PROBLEM REQUIREMENTS: Repeat the data below exactly, dropping any pictures it holds.

-- start DATA SEGMENT --

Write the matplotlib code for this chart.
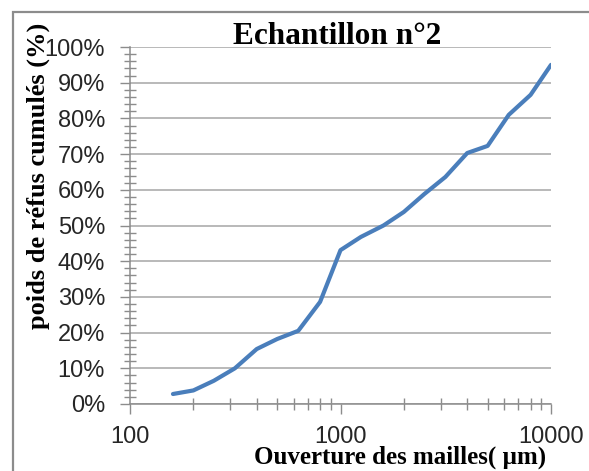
import matplotlib
matplotlib.use("Agg")
import matplotlib.pyplot as plt
from matplotlib.ticker import FixedLocator, MultipleLocator, PercentFormatter, NullFormatter
from matplotlib.patches import Rectangle

# ouvertures des tamis (µm) et refus cumulés (%)
ouverture = [160, 200, 250, 315, 400, 500, 630, 800, 1000, 1250, 1600, 2000,
             2500, 3150, 4000, 5000, 6300, 8000, 10000]
refus = [2.8, 3.8, 6.5, 10.0, 15.4, 18.2, 20.5, 28.6, 43.1, 46.8, 50.0, 53.8,
         58.8, 63.6, 70.3, 72.3, 81.0, 86.6, 95.0]

x_ticks = [100, 1000, 10000]
x_tick_labels = ["100", "1000", "10000"]

W, H = 589, 471
fig = plt.figure(figsize=(W / 100, H / 100), dpi=100)

# cadre gris autour du graphique
fig.patches.append(Rectangle((13 / W, -0.1), 1.2, 1 - 12 / H + 0.1,
                             transform=fig.transFigure, fill=False,
                             edgecolor="#8c8c8c", linewidth=1.6))

ax = fig.add_axes([130 / W, 1 - 404 / H, 421 / W, 357 / H])
ax.plot(ouverture, refus, color="#4A7EBB", linewidth=3.0, solid_capstyle="round")

ax.set_xscale("log")
ax.set_xlim(100, 10000)
ax.set_ylim(0, 100)

ax.xaxis.set_major_locator(FixedLocator(x_ticks))
ax.set_xticklabels(x_tick_labels)
ax.xaxis.set_minor_formatter(NullFormatter())
ax.yaxis.set_major_locator(MultipleLocator(10))
ax.yaxis.set_minor_locator(MultipleLocator(2))
ax.yaxis.set_major_formatter(PercentFormatter(decimals=0))

ax.grid(axis="y", which="major", color="#a6a6a6", linewidth=1.1)
ax.set_axisbelow(True)
for s in ["top", "right"]:
    ax.spines[s].set_visible(False)
for s in ["left", "bottom"]:
    ax.spines[s].set_color("#8c8c8c")
    ax.spines[s].set_linewidth(1.1)

ax.tick_params(axis="both", which="major", direction="out", length=7,
               width=1.0, color="#8c8c8c", labelcolor="#262626")
ax.tick_params(axis="both", which="minor", direction="inout", length=9,
               width=1.0, color="#8c8c8c")
ax.tick_params(axis="x", which="major", pad=9)
ax.tick_params(axis="y", which="major", pad=11)
for lab in ax.get_xticklabels() + ax.get_yticklabels():
    lab.set_fontfamily("Liberation Sans")
    lab.set_fontsize(17)

serif = dict(family="Liberation Serif", weight="bold", color="black")
fig.text(337 / W, 1 - 36 / H, "Echantillon n°2", ha="center", va="center",
         fontsize=22.5, **serif)
fig.text(400 / W, 1 - 464 / H, "Ouverture des mailles( µm)", ha="center",
         va="baseline", fontsize=18, **serif)
fig.text(38 / W, 1 - 176 / H, "poids de réfus cumulés (%)", ha="center",
         va="center", rotation=90, fontsize=19, **serif)

fig.savefig("out.png", dpi=100)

-- end DATA SEGMENT --

WRITTEN REPLY:
Write the matplotlib code for this chart.
import matplotlib
matplotlib.use("Agg")
import matplotlib.pyplot as plt
from matplotlib.ticker import FixedLocator, MultipleLocator, PercentFormatter, NullFormatter
from matplotlib.patches import Rectangle

# ouvertures des tamis (µm) et refus cumulés (%)
ouverture = [160, 200, 250, 315, 400, 500, 630, 800, 1000, 1250, 1600, 2000,
             2500, 3150, 4000, 5000, 6300, 8000, 10000]
refus = [2.8, 3.8, 6.5, 10.0, 15.4, 18.2, 20.5, 28.6, 43.1, 46.8, 50.0, 53.8,
         58.8, 63.6, 70.3, 72.3, 81.0, 86.6, 95.0]

x_ticks = [100, 1000, 10000]
x_tick_labels = ["100", "1000", "10000"]

W, H = 589, 471
fig = plt.figure(figsize=(W / 100, H / 100), dpi=100)

# cadre gris autour du graphique
fig.patches.append(Rectangle((13 / W, -0.1), 1.2, 1 - 12 / H + 0.1,
                             transform=fig.transFigure, fill=False,
                             edgecolor="#8c8c8c", linewidth=1.6))

ax = fig.add_axes([130 / W, 1 - 404 / H, 421 / W, 357 / H])
ax.plot(ouverture, refus, color="#4A7EBB", linewidth=3.0, solid_capstyle="round")

ax.set_xscale("log")
ax.set_xlim(100, 10000)
ax.set_ylim(0, 100)

ax.xaxis.set_major_locator(FixedLocator(x_ticks))
ax.set_xticklabels(x_tick_labels)
ax.xaxis.set_minor_formatter(NullFormatter())
ax.yaxis.set_major_locator(MultipleLocator(10))
ax.yaxis.set_minor_locator(MultipleLocator(2))
ax.yaxis.set_major_formatter(PercentFormatter(decimals=0))

ax.grid(axis="y", which="major", color="#a6a6a6", linewidth=1.1)
ax.set_axisbelow(True)
for s in ["top", "right"]:
    ax.spines[s].set_visible(False)
for s in ["left", "bottom"]:
    ax.spines[s].set_color("#8c8c8c")
    ax.spines[s].set_linewidth(1.1)

ax.tick_params(axis="both", which="major", direction="out", length=7,
               width=1.0, color="#8c8c8c", labelcolor="#262626")
ax.tick_params(axis="both", which="minor", direction="inout", length=9,
               width=1.0, color="#8c8c8c")
ax.tick_params(axis="x", which="major", pad=9)
ax.tick_params(axis="y", which="major", pad=11)
for lab in ax.get_xticklabels() + ax.get_yticklabels():
    lab.set_fontfamily("Liberation Sans")
    lab.set_fontsize(17)

serif = dict(family="Liberation Serif", weight="bold", color="black")
fig.text(337 / W, 1 - 36 / H, "Echantillon n°2", ha="center", va="center",
         fontsize=22.5, **serif)
fig.text(400 / W, 1 - 464 / H, "Ouverture des mailles( µm)", ha="center",
         va="baseline", fontsize=18, **serif)
fig.text(38 / W, 1 - 176 / H, "poids de réfus cumulés (%)", ha="center",
         va="center", rotation=90, fontsize=19, **serif)

fig.savefig("out.png", dpi=100)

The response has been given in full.